The paper tackles the problem of reducing annotation costs and improving data quality in sequential tasks by introducing CAMEL, a self-supervised active learning framework that requires expert labeling for only part of a sequence and uses self-supervision for the rest, with results showing significant efficiency gains over baselines and improved dataset quality through label correction.

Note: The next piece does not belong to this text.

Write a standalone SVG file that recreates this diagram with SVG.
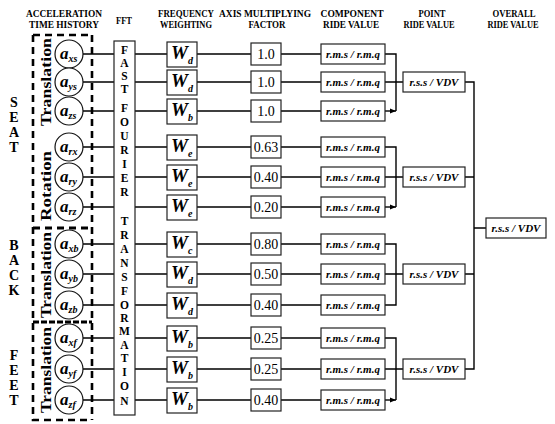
<svg xmlns="http://www.w3.org/2000/svg" width="555" height="424" viewBox="0 0 555 424">
<defs>
<style>
.hd{font-family:"Liberation Serif",serif;font-weight:bold;font-size:10.5px;text-anchor:middle;fill:#000}
.big{font-family:"Liberation Serif",serif;font-weight:bold;font-size:14px;text-anchor:middle;fill:#000}
.rot{font-family:"Liberation Serif",serif;font-weight:bold;font-size:15px;text-anchor:middle;fill:#000}
.fft{font-family:"Liberation Serif",serif;font-weight:bold;font-size:11.5px;text-anchor:middle;fill:#000}
.ai{font-family:"Liberation Serif",serif;font-weight:bold;font-style:italic;font-size:17px;fill:#000}
.sub{font-size:10px}
.w{font-family:"Liberation Serif",serif;font-weight:bold;font-style:italic;font-size:19px;fill:#000}
.ws{font-size:10px}
.f{font-family:"Liberation Serif",serif;font-size:14px;text-anchor:middle;fill:#000}
.c{font-family:"Liberation Serif",serif;font-weight:bold;font-style:italic;font-size:11px;text-anchor:middle;fill:#000}
.box{fill:#fff;stroke:#222;stroke-width:1.2}
.circ{fill:#fff;stroke:#111;stroke-width:1.2}
.ln{stroke:#000;stroke-width:1.4;fill:none}
.dash{stroke:#000;stroke-width:2.6;stroke-dasharray:7 5;fill:none}
</style>
<marker id="arr" viewBox="0 0 6 6" refX="6" refY="3" markerWidth="6" markerHeight="6" orient="auto" markerUnits="userSpaceOnUse">
<path d="M0,0.5 L6,3 L0,5.5 z" fill="#000"/>
</marker>
</defs>
<rect width="555" height="424" fill="#fff"/>

<g id="headers">
<text class="hd" x="64" y="17" textLength="76" lengthAdjust="spacingAndGlyphs">ACCELERATION</text>
<text class="hd" x="64" y="28" textLength="70" lengthAdjust="spacingAndGlyphs">TIME HISTORY</text>
<text class="hd" x="124" y="24" textLength="16" lengthAdjust="spacingAndGlyphs">FFT</text>
<text class="hd" x="186" y="17" textLength="56" lengthAdjust="spacingAndGlyphs">FREQUENCY</text>
<text class="hd" x="186" y="28" textLength="52" lengthAdjust="spacingAndGlyphs">WEIGHTING</text>
<text class="hd" x="265" y="17" textLength="92" lengthAdjust="spacingAndGlyphs">AXIS MULTIPLYING</text>
<text class="hd" x="267" y="28" textLength="37" lengthAdjust="spacingAndGlyphs">FACTOR</text>
<text class="hd" x="352" y="17" textLength="63" lengthAdjust="spacingAndGlyphs">COMPONENT</text>
<text class="hd" x="351" y="28" textLength="56" lengthAdjust="spacingAndGlyphs">RIDE VALUE</text>
<text class="hd" x="432" y="17" textLength="27" lengthAdjust="spacingAndGlyphs">POINT</text>
<text class="hd" x="429" y="28" textLength="51" lengthAdjust="spacingAndGlyphs">RIDE VALUE</text>
<text class="hd" x="514" y="17" textLength="43" lengthAdjust="spacingAndGlyphs">OVERALL</text>
<text class="hd" x="513" y="28" textLength="51" lengthAdjust="spacingAndGlyphs">RIDE VALUE</text>
</g>

<g id="body-labels">
<text class="big" x="14" y="107">S</text>
<text class="big" x="14" y="122">E</text>
<text class="big" x="14" y="137">A</text>
<text class="big" x="14" y="152">T</text>
<text class="big" x="14" y="250">B</text>
<text class="big" x="14" y="265">A</text>
<text class="big" x="14" y="280">C</text>
<text class="big" x="14" y="295">K</text>
<text class="big" x="14" y="360">F</text>
<text class="big" x="14" y="375">E</text>
<text class="big" x="14" y="390">E</text>
<text class="big" x="14" y="405">T</text>
</g>

<g id="groups">
<path class="dash" d="M33,35 H92 M33,35 V420 H92 M92,35 V420"/>
<path class="dash" d="M33,228 H92" style="stroke-width:3"/>
<path class="dash" d="M33,322 H92" style="stroke-width:3;stroke-dasharray:6 2"/>
<text class="rot" transform="translate(51,82) rotate(-90)" textLength="88" lengthAdjust="spacingAndGlyphs">Translation</text>
<text class="rot" transform="translate(51,186) rotate(-90)" textLength="70" lengthAdjust="spacingAndGlyphs">Rotation</text>
<text class="rot" transform="translate(51,275) rotate(-90)" textLength="86" lengthAdjust="spacingAndGlyphs">Translation</text>
<text class="rot" transform="translate(51,370) rotate(-90)" textLength="86" lengthAdjust="spacingAndGlyphs">Translation</text>
</g>

<g id="connectors">
<path class="ln" d="M83,54 H114 M83,82 H114 M83,111 H114 M83,147 H114 M83,177 H114 M83,207 H114 M83,244 H114 M83,274 H114 M83,305 H114 M83,338 H114 M83,369 H114 M83,400 H114"/>
<path class="ln" d="M135,54 H167 M135,82 H167 M135,111 H167 M135,147 H167 M135,177 H167 M135,207 H167 M135,244 H167 M135,274 H167 M135,305 H167 M135,338 H167 M135,369 H167 M135,400 H167"/>
<path class="ln" d="M197,54 H251 M197,82 H251 M197,111 H251 M197,147 H251 M197,177 H251 M197,207 H251 M197,244 H251 M197,274 H251 M197,305 H251 M197,338 H251 M197,369 H251 M197,400 H251"/>
<path class="ln" d="M281,54 H321 M281,82 H321 M281,111 H321 M281,147 H321 M281,177 H321 M281,207 H321 M281,244 H321 M281,274 H321 M281,305 H321 M281,338 H321 M281,369 H321 M281,400 H321"/>
<path class="ln" d="M385,54 H396 V111 M385,82 H403 M385,147 H396 V207 M385,177 H403 M385,244 H396 V305 H385 M385,274 H403 M385,338 H396 V400 M385,369 H403"/>
<path class="ln" d="M385,111 H396" marker-end="url(#arr)"/>
<path class="ln" d="M385,207 H396" marker-end="url(#arr)"/>
<path class="ln" d="M385,400 H396" marker-end="url(#arr)"/>
<path class="ln" d="M465,82 H474 V369 H465 M465,177 H474 M465,274 H474 M474,228 H486"/>
</g>

<g id="sensors">
<g id="a-xs"><circle class="circ" cx="69" cy="54" r="14"/><text class="ai" x="60" y="59">a<tspan class="sub" dy="3">xs</tspan></text></g>
<g id="a-ys"><circle class="circ" cx="69" cy="82" r="14"/><text class="ai" x="60" y="87">a<tspan class="sub" dy="3">ys</tspan></text></g>
<g id="a-zs"><circle class="circ" cx="69" cy="111" r="14"/><text class="ai" x="60" y="116">a<tspan class="sub" dy="3">zs</tspan></text></g>
<g id="a-rx"><circle class="circ" cx="69" cy="147" r="14"/><text class="ai" x="60" y="152">a<tspan class="sub" dy="3">rx</tspan></text></g>
<g id="a-ry"><circle class="circ" cx="69" cy="177" r="14"/><text class="ai" x="60" y="182">a<tspan class="sub" dy="3">ry</tspan></text></g>
<g id="a-rz"><circle class="circ" cx="69" cy="207" r="14"/><text class="ai" x="60" y="212">a<tspan class="sub" dy="3">rz</tspan></text></g>
<g id="a-xb"><circle class="circ" cx="69" cy="244" r="14"/><text class="ai" x="60" y="249">a<tspan class="sub" dy="3">xb</tspan></text></g>
<g id="a-yb"><circle class="circ" cx="69" cy="274" r="14"/><text class="ai" x="60" y="279">a<tspan class="sub" dy="3">yb</tspan></text></g>
<g id="a-zb"><circle class="circ" cx="69" cy="305" r="14"/><text class="ai" x="60" y="310">a<tspan class="sub" dy="3">zb</tspan></text></g>
<g id="a-xf"><circle class="circ" cx="69" cy="338" r="14"/><text class="ai" x="60" y="343">a<tspan class="sub" dy="3">xf</tspan></text></g>
<g id="a-yf"><circle class="circ" cx="69" cy="369" r="14"/><text class="ai" x="60" y="374">a<tspan class="sub" dy="3">yf</tspan></text></g>
<g id="a-zf"><circle class="circ" cx="69" cy="400" r="14"/><text class="ai" x="60" y="405">a<tspan class="sub" dy="3">zf</tspan></text></g>
</g>

<g id="fft">
<rect class="box" x="114" y="41" width="21" height="374"/>
<text class="fft" x="124.5" y="54">F</text>
<text class="fft" x="124.5" y="67">A</text>
<text class="fft" x="124.5" y="80">S</text>
<text class="fft" x="124.5" y="93">T</text>
<text class="fft" x="124.5" y="112">F</text>
<text class="fft" x="124.5" y="126">O</text>
<text class="fft" x="124.5" y="140">U</text>
<text class="fft" x="124.5" y="154">R</text>
<text class="fft" x="124.5" y="168">I</text>
<text class="fft" x="124.5" y="182">E</text>
<text class="fft" x="124.5" y="196">R</text>
<text class="fft" x="124.5" y="225">T</text>
<text class="fft" x="124.5" y="239">R</text>
<text class="fft" x="124.5" y="253">A</text>
<text class="fft" x="124.5" y="267">N</text>
<text class="fft" x="124.5" y="281">S</text>
<text class="fft" x="124.5" y="295">F</text>
<text class="fft" x="124.5" y="309">O</text>
<text class="fft" x="124.5" y="322">R</text>
<text class="fft" x="124.5" y="335">M</text>
<text class="fft" x="124.5" y="349">A</text>
<text class="fft" x="124.5" y="362">T</text>
<text class="fft" x="124.5" y="376">I</text>
<text class="fft" x="124.5" y="390">O</text>
<text class="fft" x="124.5" y="405">N</text>
</g>

<g id="weighting">
<g id="w1"><rect class="box" x="167" y="42" width="30" height="25"/><text class="w" x="171" y="59">W<tspan class="ws" dy="5">d</tspan></text></g>
<g id="w2"><rect class="box" x="167" y="70" width="30" height="25"/><text class="w" x="171" y="87">W<tspan class="ws" dy="5">d</tspan></text></g>
<g id="w3"><rect class="box" x="167" y="99" width="30" height="25"/><text class="w" x="171" y="116">W<tspan class="ws" dy="5">b</tspan></text></g>
<g id="w4"><rect class="box" x="167" y="135" width="30" height="25"/><text class="w" x="171" y="152">W<tspan class="ws" dy="5">e</tspan></text></g>
<g id="w5"><rect class="box" x="167" y="165" width="30" height="25"/><text class="w" x="171" y="182">W<tspan class="ws" dy="5">e</tspan></text></g>
<g id="w6"><rect class="box" x="167" y="195" width="30" height="25"/><text class="w" x="171" y="212">W<tspan class="ws" dy="5">e</tspan></text></g>
<g id="w7"><rect class="box" x="167" y="232" width="30" height="25"/><text class="w" x="171" y="249">W<tspan class="ws" dy="5">c</tspan></text></g>
<g id="w8"><rect class="box" x="167" y="262" width="30" height="25"/><text class="w" x="171" y="279">W<tspan class="ws" dy="5">d</tspan></text></g>
<g id="w9"><rect class="box" x="167" y="293" width="30" height="25"/><text class="w" x="171" y="310">W<tspan class="ws" dy="5">d</tspan></text></g>
<g id="w10"><rect class="box" x="167" y="326" width="30" height="25"/><text class="w" x="171" y="343">W<tspan class="ws" dy="5">b</tspan></text></g>
<g id="w11"><rect class="box" x="167" y="357" width="30" height="25"/><text class="w" x="171" y="374">W<tspan class="ws" dy="5">b</tspan></text></g>
<g id="w12"><rect class="box" x="167" y="388" width="30" height="25"/><text class="w" x="171" y="405">W<tspan class="ws" dy="5">b</tspan></text></g>
</g>

<g id="factors">
<g id="f1"><rect class="box" x="251" y="43" width="30" height="22"/><text class="f" x="266" y="59">1.0</text></g>
<g id="f2"><rect class="box" x="251" y="71" width="30" height="22"/><text class="f" x="266" y="87">1.0</text></g>
<g id="f3"><rect class="box" x="251" y="100" width="30" height="22"/><text class="f" x="266" y="116">1.0</text></g>
<g id="f4"><rect class="box" x="251" y="136" width="30" height="22"/><text class="f" x="266" y="152">0.63</text></g>
<g id="f5"><rect class="box" x="251" y="166" width="30" height="22"/><text class="f" x="266" y="182">0.40</text></g>
<g id="f6"><rect class="box" x="251" y="196" width="30" height="22"/><text class="f" x="266" y="212">0.20</text></g>
<g id="f7"><rect class="box" x="251" y="233" width="30" height="22"/><text class="f" x="266" y="249">0.80</text></g>
<g id="f8"><rect class="box" x="251" y="263" width="30" height="22"/><text class="f" x="266" y="279">0.50</text></g>
<g id="f9"><rect class="box" x="251" y="294" width="30" height="22"/><text class="f" x="266" y="310">0.40</text></g>
<g id="f10"><rect class="box" x="251" y="327" width="30" height="22"/><text class="f" x="266" y="343">0.25</text></g>
<g id="f11"><rect class="box" x="251" y="358" width="30" height="22"/><text class="f" x="266" y="374">0.25</text></g>
<g id="f12"><rect class="box" x="251" y="389" width="30" height="22"/><text class="f" x="266" y="405">0.40</text></g>
</g>

<g id="components">
<g id="c1"><rect class="box" x="321" y="44" width="64" height="20"/><text class="c" x="353" y="58">r.m.s / r.m.q</text></g>
<g id="c2"><rect class="box" x="321" y="72" width="64" height="20"/><text class="c" x="353" y="86">r.m.s / r.m.q</text></g>
<g id="c3"><rect class="box" x="321" y="101" width="64" height="20"/><text class="c" x="353" y="115">r.m.s / r.m.q</text></g>
<g id="c4"><rect class="box" x="321" y="137" width="64" height="20"/><text class="c" x="353" y="151">r.m.s / r.m.q</text></g>
<g id="c5"><rect class="box" x="321" y="167" width="64" height="20"/><text class="c" x="353" y="181">r.m.s / r.m.q</text></g>
<g id="c6"><rect class="box" x="321" y="197" width="64" height="20"/><text class="c" x="353" y="211">r.m.s / r.m.q</text></g>
<g id="c7"><rect class="box" x="321" y="234" width="64" height="20"/><text class="c" x="353" y="248">r.m.s / r.m.q</text></g>
<g id="c8"><rect class="box" x="321" y="264" width="64" height="20"/><text class="c" x="353" y="278">r.m.s / r.m.q</text></g>
<g id="c9"><rect class="box" x="321" y="295" width="64" height="20"/><text class="c" x="353" y="309">r.m.s / r.m.q</text></g>
<g id="c10"><rect class="box" x="321" y="328" width="64" height="20"/><text class="c" x="353" y="342">r.m.s / r.m.q</text></g>
<g id="c11"><rect class="box" x="321" y="359" width="64" height="20"/><text class="c" x="353" y="373">r.m.s / r.m.q</text></g>
<g id="c12"><rect class="box" x="321" y="390" width="64" height="20"/><text class="c" x="353" y="404">r.m.s / r.m.q</text></g>
</g>

<g id="points">
<g id="p1"><rect class="box" x="403" y="72" width="62" height="20"/><text class="c" x="434" y="86">r.s.s / VDV</text></g>
<g id="p2"><rect class="box" x="403" y="167" width="62" height="20"/><text class="c" x="434" y="181">r.s.s / VDV</text></g>
<g id="p3"><rect class="box" x="403" y="264" width="62" height="20"/><text class="c" x="434" y="278">r.s.s / VDV</text></g>
<g id="p4"><rect class="box" x="403" y="359" width="62" height="20"/><text class="c" x="434" y="373">r.s.s / VDV</text></g>
</g>

<g id="overall">
<rect class="box" x="486" y="218" width="60" height="20"/><text class="c" x="516" y="232">r.s.s / VDV</text>
</g>
</svg>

Supervised neural approaches are hindered by their dependence on large, meticulously annotated datasets, a requirement that is particularly cumbersome for sequential tasks. The quality of annotations tends to deteriorate with the transition from expert-based to crowd-sourced labelling. To address these challenges, we present CAMEL (Confidence-based Acquisition Model for Efficient self-supervised active Learning), a pool-based active learning framework tailored to sequential multi-output problems. CAMEL possesses two core features: (1) it requires expert annotators to label only a fraction of a chosen sequence, and (2) it facilitates self-supervision for the remainder of the sequence. By deploying a label correction mechanism, CAMEL can also be utilised for data cleaning. We evaluate CAMEL on two sequential tasks, with a special emphasis on dialogue belief tracking, a task plagued by the constraints of limited and noisy datasets. Our experiments demonstrate that CAMEL significantly outperforms the baselines in terms of efficiency. Furthermore, the data corrections suggested by our method contribute to an overall improvement in the quality of the resulting datasets.